Так испытывала судьба Бестужева, который надеялся, "что пять лет страданий дадут ему некоторое право на надежду лучшего". Но это лучшее не наступало, и вся дербентская жизнь Бестужева была почти сплошным терзанием и духа, и плоти100. Случалось, впрочем, -- но это было так редко, -- что он покидал Дербент и уезжал в горы: там отдыхал он среди горцев, которые, как он сам признавался, были все от него без ума и с которыми он позволял себе иной раз довольно шумное веселье. Среди дикой природы, которую он так любил, он чувствовал себя легче. Ни газет, ни вестей, ни даже русского слова не слыхал он; около него каркали лезгины, и сам он болтал только по-татарски; с людьми было скучно, но зато что за воздух, что за природа были здесь! Он по целым часам прислушивался к ропоту горных речек и любовался игрой света на свежей зелени и яркой белизне снегов102.
Но вот что писал он из этих горных ущелий своим братьям: "Я топтал снежные вершины Кавказа, но и в тот миг, когда, восхищенный, забывал все, в сердце лежало что-то свинцовое: это было чувство одиночества; это был гвоздь, прибивавший меня к земле".
Да, Бестужев был одинок, очень угнетен и печален и, быть может, это минорное настроение духа и было источником того ухарства и бравурства, которые отмечают его поведение с женской половиной дербентских обитателей. Он вел себя в Дербенте как записной ловелас и даже хвастался своими подвигами.
Выпишем несколько строк из его переписки, чтобы показать, чем и как наш приниженный и печальный поэт разнообразил свои скучные и тяжелые дни. Эти признания осветят нам с новой стороны его характер.
Вот эти записи, которые было бы неделикатно перепечатывать, если бы мы не имели дела с исторической личностью, с которыми принято не церемониться.

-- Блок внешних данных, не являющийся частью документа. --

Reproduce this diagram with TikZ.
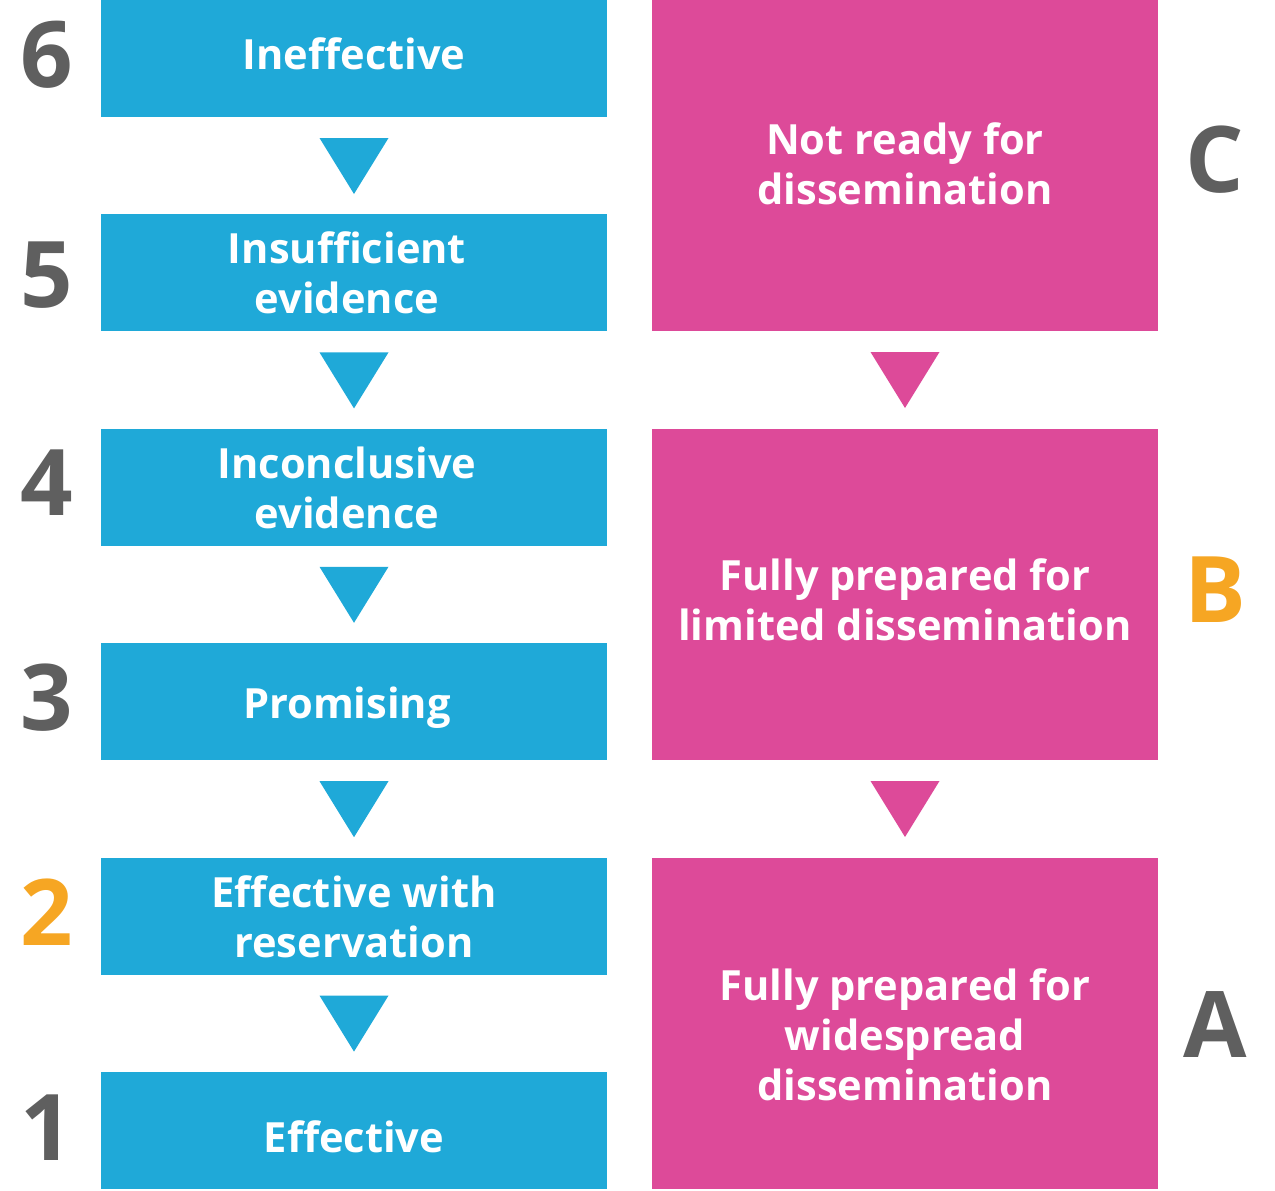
\documentclass[tikz,border=0pt]{standalone}
\usepackage{fontspec}
\setmainfont{Open Sans}
\usepackage{xcolor}
\usepackage{tikz}
\definecolor{evblue}{RGB}{31,169,216}
\definecolor{dispink}{RGB}{221,74,153}
\definecolor{rankgray}{RGB}{95,95,95}
\definecolor{rankorange}{RGB}{246,166,35}

\begin{document}
\begin{tikzpicture}[x=0.5pt, y=-0.5pt,
    lbox/.style={inner sep=0pt, minimum width=253pt, minimum height=58.5pt, fill=evblue},
    rbox/.style={inner sep=0pt, minimum width=253pt, minimum height=165.5pt, fill=dispink},
    boxtext/.style={inner sep=0pt, text=white, align=center,
      font=\fontsize{20.8}{25}\selectfont\bfseries},
    rank/.style={text=rankgray, font=\fontsize{46}{46}\selectfont\bfseries, inner sep=0pt}]
    \useasboundingbox (0,0) rectangle (1275,1190);

    % evidence ratings
    \node[lbox] (l6) at (354,58.5) {};
    \node[lbox] (l5) at (354,272.5) {};
    \node[lbox] (l4) at (354,487.5) {};
    \node[lbox] (l3) at (354,701.5) {};
    \node[lbox] (l2) at (354,916.5) {};
    \node[lbox] (l1) at (354,1130.5) {};
    \node[boxtext] (t6) at (354,53.5) {Ineffective};
    \node[boxtext] (t5) at (347,272.5) {Insufficient\\evidence};
    \node[boxtext] (t4) at (347,487.5) {Inconclusive\\evidence};
    \node[boxtext] (t3) at (347,707.5) {Promising};
    \node[boxtext] (t2) at (354,916.5) {Effective with\\reservation};
    \node[boxtext] (t1) at (354,1136.5) {Effective};

    % readiness for dissemination
    \node[rbox] (rc) at (905,165.5) {};
    \node[rbox] (rb) at (905,594.5) {};
    \node[rbox] (ra) at (905,1023.5) {};
    \node[boxtext] (tc) at (905,163.5) {Not ready for\\dissemination};
    \node[boxtext] (tb) at (905,599.5) {Fully prepared for\\limited dissemination};
    \node[boxtext] (ta) at (905,1034.5) {Fully prepared for\\widespread\\dissemination};

    \node[rank] (n6) at (47,55) {6};
    \node[rank] (n5) at (47,275) {5};
    \node[rank] (n4) at (47,483) {4};
    \node[rank] (n3) at (47,698) {3};
    \node[rank, text=rankorange] (n2) at (47,912) {2};
    \node[rank] (n1) at (47,1128) {1};

    \node[rank] (gc) at (1215,160) {C};
    \node[rank, text=rankorange] (gb) at (1215,590) {B};
    \node[rank] (ga) at (1215,1025) {A};

    \foreach \y in {138,352.4,566.8,781.2,995.6}
      \fill[evblue] (319.5,\y) -- (388.5,\y) -- (354,\y+56) -- cycle;
    \foreach \y in {352,781}
      \fill[dispink] (870.5,\y) -- (939.5,\y) -- (905,\y+56) -- cycle;
  \end{tikzpicture}
\end{document}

"Я с нового года (1832), -- пишет Бестужев брату, -- пустился в волокитство, и очень счастливо: владею лучшею дамочкой из целого города. Elle fait des folies pour moi, и я будто переживаю годы молодости. Впрочем, ты, я думаю, помнишь меня в Арзеруме? Я еще довольно свеж для 33-летнего возраста, а сводить с ума женщин мне не новинка. Итак -- vogue la galХre. Оттого, правда, мои занятия идут плохо, но зато я живу для себя -- а это разве безделица!"
"Я было попался в кляпцы со своими амуреттами, да вывернулся; но теперь глядят за дамой во сто глаз. Пришлось поневоле или по охоте пробовать других". Похождения нашего героя кончались иногда совсем не мирно: героиня отделывалась тумаками, которые получала от своего ревнивого мужа, а Бестужев принимался чистить свои пистолеты. "Всегда рука на ручке кинжала, -- писал он, -- и ухо -- на часах... и переодеванье ее, и прогулки, и визиты ко мне... и удачные забавные обманы аргусов-о! я прелюбопытный роман вроде Фобласа! Я всегда был так счастлив с женщинами, что не постигаю, чем я это заслужил. И что осталось после всего этого? Фейерверк кончился... грязные доски, дым, угар, сожженные платья, растерянные вещи и раскаяние потерянного времени!" Характерная заметка, в которой наш Дон Жуан обнаруживает свое родство с разочарованными типами. Еще характернее другая заметка, которая искупает всю, иной раз циничную, откровенность нашего ловеласа. "Не поверишь, -- пишет он брату, -- как глубоко трогает меня всякое падение невинности: всякий разврат в других меня оскорбляет, меня, который, конечно, не стоик, но сердце у меня чисто, несмотря на то, что ум XVIII века на этот счет".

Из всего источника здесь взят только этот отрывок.